Processing – The Affiliate agrees that data is processed lawfully having gained adequate prior consent from every data subject. This may include working with Webosaurus to meet consent requirements in respect of campaign wording and freedom of choice. The Affiliate will collect only the data that is necessary in relation to the purposes for which they are processed (‘data minimisation’). The Affiliate will not process personal data in a manner that is incompatible with the purposes for which the data was originally collected. The Affiliate shall also provide the data owners an optout option and unsubscribe link at the advertisement display / advertisement link sent to the data owners.
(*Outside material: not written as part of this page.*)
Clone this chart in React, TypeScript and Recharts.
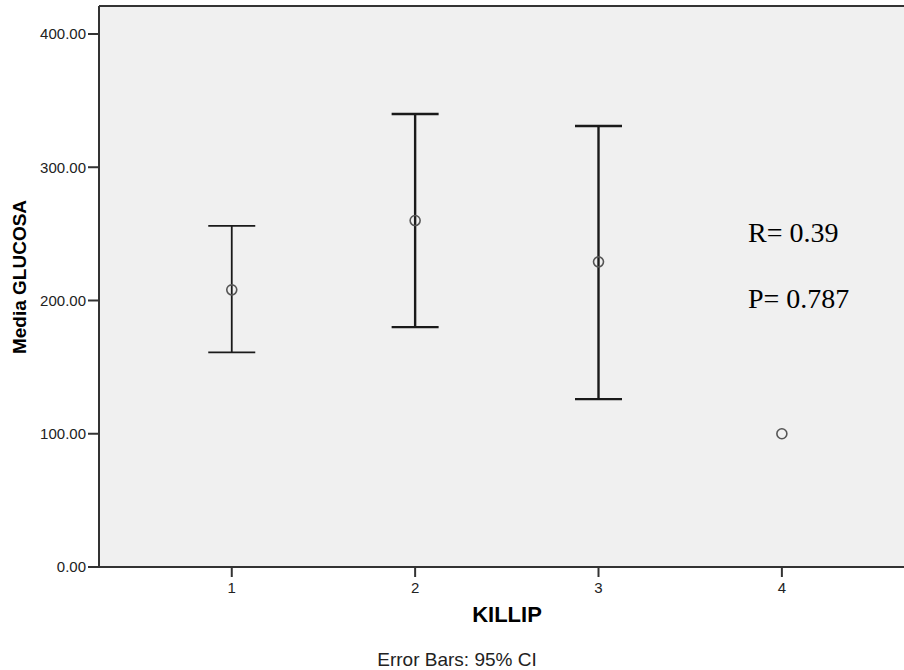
import React from 'react';
import {
  ComposedChart,
  Scatter,
  ErrorBar,
  XAxis,
  YAxis,
  CartesianGrid,
  ReferenceLine,
} from 'recharts';

// KILLIP classes (x categories)
const killip = [1, 2, 3, 4];
// Mean GLUCOSA per class
const means = [208, 260, 229, 100];
// 95% CI lower / upper bounds (class 4 has none)
const ciLow = [161, 180, 126, null];
const ciHigh = [256, 340, 331, null];

const yTicks = [0, 100, 200, 300, 400];
const xTicks = [1, 2, 3, 4];

const annotations = ['R= 0.39', 'P= 0.787'];
const footnote = 'Error Bars: 95% CI';
const xTitle = 'KILLIP';
const yTitle = 'Media GLUCOSA';

type Pt = { x: number; y: number; err: [number, number] | null };

const points: Pt[] = killip.map((k, i) => ({
  x: k,
  y: means[i],
  err:
    ciLow[i] != null && ciHigh[i] != null
      ? [means[i] - (ciLow[i] as number), (ciHigh[i] as number) - means[i]]
      : null,
}));

const thinSeries = points.filter((p) => p.x === 1);
const thickSeries = points.filter((p) => p.x === 2 || p.x === 3);
const noErrSeries = points.filter((p) => p.err == null);

const SANS = '"Liberation Sans", Arial, sans-serif';
const SERIF = '"Liberation Serif", "Times New Roman", serif';

const Hollow = (props: any) => {
  const { cx, cy } = props;
  if (cx == null || cy == null) return null;
  return <circle cx={cx} cy={cy} r={5} fill="none" stroke="#555" strokeWidth={1.6} />;
};

const YTitle = () => (
  <text
    x={19}
    y={277}
    transform="rotate(-90, 19, 277)"
    textAnchor="middle"
    dominantBaseline="central"
    fontFamily={SANS}
    fontWeight="bold"
    fontSize={19}
    fill="#000"
  >
    {yTitle}
  </text>
);

const XTitle = () => (
  <text
    x={507}
    y={622}
    textAnchor="middle"
    fontFamily={SANS}
    fontWeight="bold"
    fontSize={22}
    fill="#000"
  >
    {xTitle}
  </text>
);

export default function App() {
  return (
    <div style={{ position: 'absolute', left: 0, top: 0, width: 904, height: 670, background: '#fff' }}>
      <ComposedChart
        width={904}
        height={670}
        margin={{ top: 6, right: 0, bottom: 73, left: 0 }}
      >
        <CartesianGrid horizontal={false} vertical={false} fill="#f0f0f0" />
        <XAxis
          type="number"
          dataKey="x"
          domain={[0.276, 4.666]}
          ticks={xTicks}
          allowDataOverflow
          height={30}
          tickSize={10}
          tickMargin={5}
          axisLine={{ stroke: '#333', strokeWidth: 2 }}
          tickLine={{ stroke: '#333', strokeWidth: 2 }}
          tick={{ fill: '#222', fontSize: 15, fontFamily: SANS }}
          label={<XTitle />}
        />
        <YAxis
          type="number"
          dataKey="y"
          domain={[0, 421]}
          ticks={yTicks}
          allowDataOverflow
          width={99}
          tickSize={11}
          tickMargin={2}
          tickFormatter={(v: number) => v.toFixed(2)}
          axisLine={{ stroke: '#333', strokeWidth: 2 }}
          tickLine={{ stroke: '#333', strokeWidth: 2 }}
          tick={{ fill: '#222', fontSize: 15, fontFamily: SANS }}
          label={<YTitle />}
        />
        <ReferenceLine y={421} stroke="#333" strokeWidth={2} ifOverflow="extendDomain" />
        <Scatter data={thinSeries} shape={<Hollow />} isAnimationActive={false}>
          <ErrorBar dataKey="err" direction="y" width={23.5} stroke="#1a1a1a" strokeWidth={1.8} isAnimationActive={false} />
        </Scatter>
        <Scatter data={thickSeries} shape={<Hollow />} isAnimationActive={false}>
          <ErrorBar dataKey="err" direction="y" width={23.5} stroke="#1a1a1a" strokeWidth={2.4} isAnimationActive={false} />
        </Scatter>
        <Scatter data={noErrSeries} shape={<Hollow />} isAnimationActive={false} />
      </ComposedChart>
      <svg
        width={904}
        height={670}
        style={{ position: 'absolute', left: 0, top: 0, pointerEvents: 'none' }}
      >
        <text x={748} y={242} fontFamily={SERIF} fontSize={28} fill="#000">
          {annotations[0]}
        </text>
        <text x={748} y={308} fontFamily={SERIF} fontSize={28} fill="#000">
          {annotations[1]}
        </text>
        <text x={457} y={666} textAnchor="middle" fontFamily={SANS} fontSize={19} fill="#222">
          {footnote}
        </text>
      </svg>
    </div>
  );
}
Data Subject Rights – The Affiliate agrees to report any data breach to the Supervisory Authority without undue delay or at least within 72 hours, as set out in the GDPR text. The Affiliate agrees to notify Webosaurus of any data breach relating to data generated by them without undue delay or at least within 72 hours. The Affiliate must act upon receipt of an unsubscribe or erasure request without undue delay; ceasing processing and erasing the data subject(s) from the database with confirmation thereof to data owners.

Best Practice – The Affiliate agrees to keep all personal data up to date; every reasonable step must be taken to rectify or erase data that is inaccurate without undue delay. The Affiliate also agrees to provide an option to data owner to correct/modify their personal data. The Affiliate agrees to only keep personal data for as long as necessary for processing; data must be erased once no longer required. The Affiliate agrees to maintain integrity and confidentiality with regard to security of personal data, including protection against unauthorised or unlawful processing and against accidental loss, destruction or damage, using appropriate technical or organisational measures. The Affiliate agrees to provide necessary information, free to Webosaurus as and when required.